» STATED EXERCISE: Can you write out all the lines word for word, with no pictures?

» SUPPLIED INFORMATION:
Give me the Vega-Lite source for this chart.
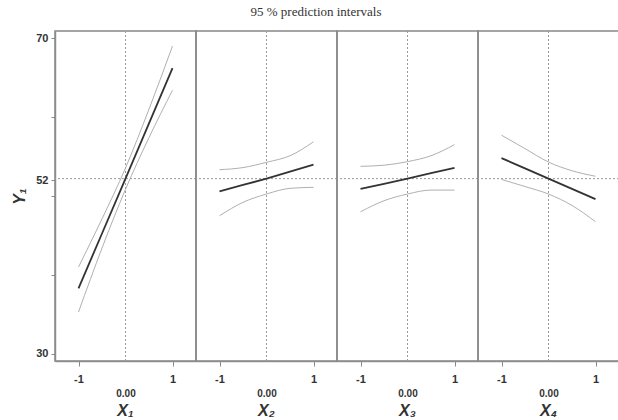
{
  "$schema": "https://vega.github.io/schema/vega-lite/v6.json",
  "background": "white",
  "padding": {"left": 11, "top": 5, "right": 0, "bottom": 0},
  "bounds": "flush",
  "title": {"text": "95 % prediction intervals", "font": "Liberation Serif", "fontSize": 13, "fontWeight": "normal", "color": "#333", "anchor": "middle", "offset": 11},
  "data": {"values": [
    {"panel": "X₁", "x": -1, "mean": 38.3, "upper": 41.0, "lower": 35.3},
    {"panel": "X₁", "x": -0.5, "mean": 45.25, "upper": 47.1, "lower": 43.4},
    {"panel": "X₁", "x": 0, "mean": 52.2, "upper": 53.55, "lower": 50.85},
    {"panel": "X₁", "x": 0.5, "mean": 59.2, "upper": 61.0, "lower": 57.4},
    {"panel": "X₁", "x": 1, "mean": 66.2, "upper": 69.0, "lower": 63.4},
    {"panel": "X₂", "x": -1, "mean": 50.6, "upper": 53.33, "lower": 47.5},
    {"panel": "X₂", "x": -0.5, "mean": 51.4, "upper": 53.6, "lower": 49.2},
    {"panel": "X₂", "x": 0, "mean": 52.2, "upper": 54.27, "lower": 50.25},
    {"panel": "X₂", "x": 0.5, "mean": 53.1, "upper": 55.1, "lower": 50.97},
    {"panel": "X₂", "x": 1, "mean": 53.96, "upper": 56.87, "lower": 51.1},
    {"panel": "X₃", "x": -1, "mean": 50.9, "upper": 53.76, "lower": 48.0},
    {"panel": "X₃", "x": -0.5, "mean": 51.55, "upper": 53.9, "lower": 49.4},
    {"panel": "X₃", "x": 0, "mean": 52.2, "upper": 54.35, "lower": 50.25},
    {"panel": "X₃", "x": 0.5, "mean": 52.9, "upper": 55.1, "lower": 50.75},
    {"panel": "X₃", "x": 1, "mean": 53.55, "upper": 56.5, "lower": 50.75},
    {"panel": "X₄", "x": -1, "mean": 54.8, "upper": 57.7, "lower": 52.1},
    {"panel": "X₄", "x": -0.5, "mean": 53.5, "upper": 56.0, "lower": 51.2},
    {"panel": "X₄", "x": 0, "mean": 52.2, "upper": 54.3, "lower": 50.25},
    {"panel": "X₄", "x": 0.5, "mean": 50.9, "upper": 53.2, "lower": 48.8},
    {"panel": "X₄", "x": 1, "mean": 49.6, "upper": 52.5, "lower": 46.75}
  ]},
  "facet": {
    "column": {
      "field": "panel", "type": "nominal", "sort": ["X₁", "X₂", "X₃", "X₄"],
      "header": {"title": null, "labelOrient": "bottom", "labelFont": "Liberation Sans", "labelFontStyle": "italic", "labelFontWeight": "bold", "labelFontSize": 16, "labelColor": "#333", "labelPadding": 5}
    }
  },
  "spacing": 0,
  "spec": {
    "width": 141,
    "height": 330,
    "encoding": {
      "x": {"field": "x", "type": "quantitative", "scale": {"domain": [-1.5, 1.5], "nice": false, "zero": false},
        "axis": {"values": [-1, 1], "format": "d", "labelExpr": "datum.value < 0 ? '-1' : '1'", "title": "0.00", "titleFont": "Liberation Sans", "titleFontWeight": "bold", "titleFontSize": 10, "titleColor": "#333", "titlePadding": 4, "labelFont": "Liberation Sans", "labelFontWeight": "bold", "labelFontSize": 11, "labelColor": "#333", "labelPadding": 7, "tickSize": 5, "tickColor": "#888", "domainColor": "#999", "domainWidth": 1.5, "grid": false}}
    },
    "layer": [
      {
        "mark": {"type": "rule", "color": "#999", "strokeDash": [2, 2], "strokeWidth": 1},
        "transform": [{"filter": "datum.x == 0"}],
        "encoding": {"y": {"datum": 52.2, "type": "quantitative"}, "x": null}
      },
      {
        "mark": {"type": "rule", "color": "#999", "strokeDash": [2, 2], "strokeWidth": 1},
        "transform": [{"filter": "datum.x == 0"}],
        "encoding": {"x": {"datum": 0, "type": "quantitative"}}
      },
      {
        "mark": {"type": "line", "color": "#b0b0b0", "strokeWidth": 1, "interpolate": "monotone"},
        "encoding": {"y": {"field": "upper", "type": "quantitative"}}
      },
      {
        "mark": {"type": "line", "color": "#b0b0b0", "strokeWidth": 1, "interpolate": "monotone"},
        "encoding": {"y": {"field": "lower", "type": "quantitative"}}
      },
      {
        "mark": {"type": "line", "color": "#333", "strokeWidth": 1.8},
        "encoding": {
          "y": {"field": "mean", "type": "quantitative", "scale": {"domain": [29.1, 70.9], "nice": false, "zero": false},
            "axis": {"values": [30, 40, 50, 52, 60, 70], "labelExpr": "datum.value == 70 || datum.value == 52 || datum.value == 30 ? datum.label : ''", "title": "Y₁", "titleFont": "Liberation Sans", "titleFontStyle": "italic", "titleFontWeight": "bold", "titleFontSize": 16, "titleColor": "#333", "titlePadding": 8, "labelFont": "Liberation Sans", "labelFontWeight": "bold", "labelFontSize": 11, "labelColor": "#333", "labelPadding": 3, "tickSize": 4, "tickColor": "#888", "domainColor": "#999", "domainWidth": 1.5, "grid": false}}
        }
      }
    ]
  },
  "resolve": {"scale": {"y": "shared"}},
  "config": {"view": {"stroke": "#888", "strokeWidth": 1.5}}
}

» CORRECT RESPONSE:
Give me the Vega-Lite source for this chart.
{
  "$schema": "https://vega.github.io/schema/vega-lite/v6.json",
  "background": "white",
  "padding": {"left": 11, "top": 5, "right": 0, "bottom": 0},
  "bounds": "flush",
  "title": {"text": "95 % prediction intervals", "font": "Liberation Serif", "fontSize": 13, "fontWeight": "normal", "color": "#333", "anchor": "middle", "offset": 11},
  "data": {"values": [
    {"panel": "X₁", "x": -1, "mean": 38.3, "upper": 41.0, "lower": 35.3},
    {"panel": "X₁", "x": -0.5, "mean": 45.25, "upper": 47.1, "lower": 43.4},
    {"panel": "X₁", "x": 0, "mean": 52.2, "upper": 53.55, "lower": 50.85},
    {"panel": "X₁", "x": 0.5, "mean": 59.2, "upper": 61.0, "lower": 57.4},
    {"panel": "X₁", "x": 1, "mean": 66.2, "upper": 69.0, "lower": 63.4},
    {"panel": "X₂", "x": -1, "mean": 50.6, "upper": 53.33, "lower": 47.5},
    {"panel": "X₂", "x": -0.5, "mean": 51.4, "upper": 53.6, "lower": 49.2},
    {"panel": "X₂", "x": 0, "mean": 52.2, "upper": 54.27, "lower": 50.25},
    {"panel": "X₂", "x": 0.5, "mean": 53.1, "upper": 55.1, "lower": 50.97},
    {"panel": "X₂", "x": 1, "mean": 53.96, "upper": 56.87, "lower": 51.1},
    {"panel": "X₃", "x": -1, "mean": 50.9, "upper": 53.76, "lower": 48.0},
    {"panel": "X₃", "x": -0.5, "mean": 51.55, "upper": 53.9, "lower": 49.4},
    {"panel": "X₃", "x": 0, "mean": 52.2, "upper": 54.35, "lower": 50.25},
    {"panel": "X₃", "x": 0.5, "mean": 52.9, "upper": 55.1, "lower": 50.75},
    {"panel": "X₃", "x": 1, "mean": 53.55, "upper": 56.5, "lower": 50.75},
    {"panel": "X₄", "x": -1, "mean": 54.8, "upper": 57.7, "lower": 52.1},
    {"panel": "X₄", "x": -0.5, "mean": 53.5, "upper": 56.0, "lower": 51.2},
    {"panel": "X₄", "x": 0, "mean": 52.2, "upper": 54.3, "lower": 50.25},
    {"panel": "X₄", "x": 0.5, "mean": 50.9, "upper": 53.2, "lower": 48.8},
    {"panel": "X₄", "x": 1, "mean": 49.6, "upper": 52.5, "lower": 46.75}
  ]},
  "facet": {
    "column": {
      "field": "panel", "type": "nominal", "sort": ["X₁", "X₂", "X₃", "X₄"],
      "header": {"title": null, "labelOrient": "bottom", "labelFont": "Liberation Sans", "labelFontStyle": "italic", "labelFontWeight": "bold", "labelFontSize": 16, "labelColor": "#333", "labelPadding": 5}
    }
  },
  "spacing": 0,
  "spec": {
    "width": 141,
    "height": 330,
    "encoding": {
      "x": {"field": "x", "type": "quantitative", "scale": {"domain": [-1.5, 1.5], "nice": false, "zero": false},
        "axis": {"values": [-1, 1], "format": "d", "labelExpr": "datum.value < 0 ? '-1' : '1'", "title": "0.00", "titleFont": "Liberation Sans", "titleFontWeight": "bold", "titleFontSize": 10, "titleColor": "#333", "titlePadding": 4, "labelFont": "Liberation Sans", "labelFontWeight": "bold", "labelFontSize": 11, "labelColor": "#333", "labelPadding": 7, "tickSize": 5, "tickColor": "#888", "domainColor": "#999", "domainWidth": 1.5, "grid": false}}
    },
    "layer": [
      {
        "mark": {"type": "rule", "color": "#999", "strokeDash": [2, 2], "strokeWidth": 1},
        "transform": [{"filter": "datum.x == 0"}],
        "encoding": {"y": {"datum": 52.2, "type": "quantitative"}, "x": null}
      },
      {
        "mark": {"type": "rule", "color": "#999", "strokeDash": [2, 2], "strokeWidth": 1},
        "transform": [{"filter": "datum.x == 0"}],
        "encoding": {"x": {"datum": 0, "type": "quantitative"}}
      },
      {
        "mark": {"type": "line", "color": "#b0b0b0", "strokeWidth": 1, "interpolate": "monotone"},
        "encoding": {"y": {"field": "upper", "type": "quantitative"}}
      },
      {
        "mark": {"type": "line", "color": "#b0b0b0", "strokeWidth": 1, "interpolate": "monotone"},
        "encoding": {"y": {"field": "lower", "type": "quantitative"}}
      },
      {
        "mark": {"type": "line", "color": "#333", "strokeWidth": 1.8},
        "encoding": {
          "y": {"field": "mean", "type": "quantitative", "scale": {"domain": [29.1, 70.9], "nice": false, "zero": false},
            "axis": {"values": [30, 40, 50, 52, 60, 70], "labelExpr": "datum.value == 70 || datum.value == 52 || datum.value == 30 ? datum.label : ''", "title": "Y₁", "titleFont": "Liberation Sans", "titleFontStyle": "italic", "titleFontWeight": "bold", "titleFontSize": 16, "titleColor": "#333", "titlePadding": 8, "labelFont": "Liberation Sans", "labelFontWeight": "bold", "labelFontSize": 11, "labelColor": "#333", "labelPadding": 3, "tickSize": 4, "tickColor": "#888", "domainColor": "#999", "domainWidth": 1.5, "grid": false}}
        }
      }
    ]
  },
  "resolve": {"scale": {"y": "shared"}},
  "config": {"view": {"stroke": "#888", "strokeWidth": 1.5}}
}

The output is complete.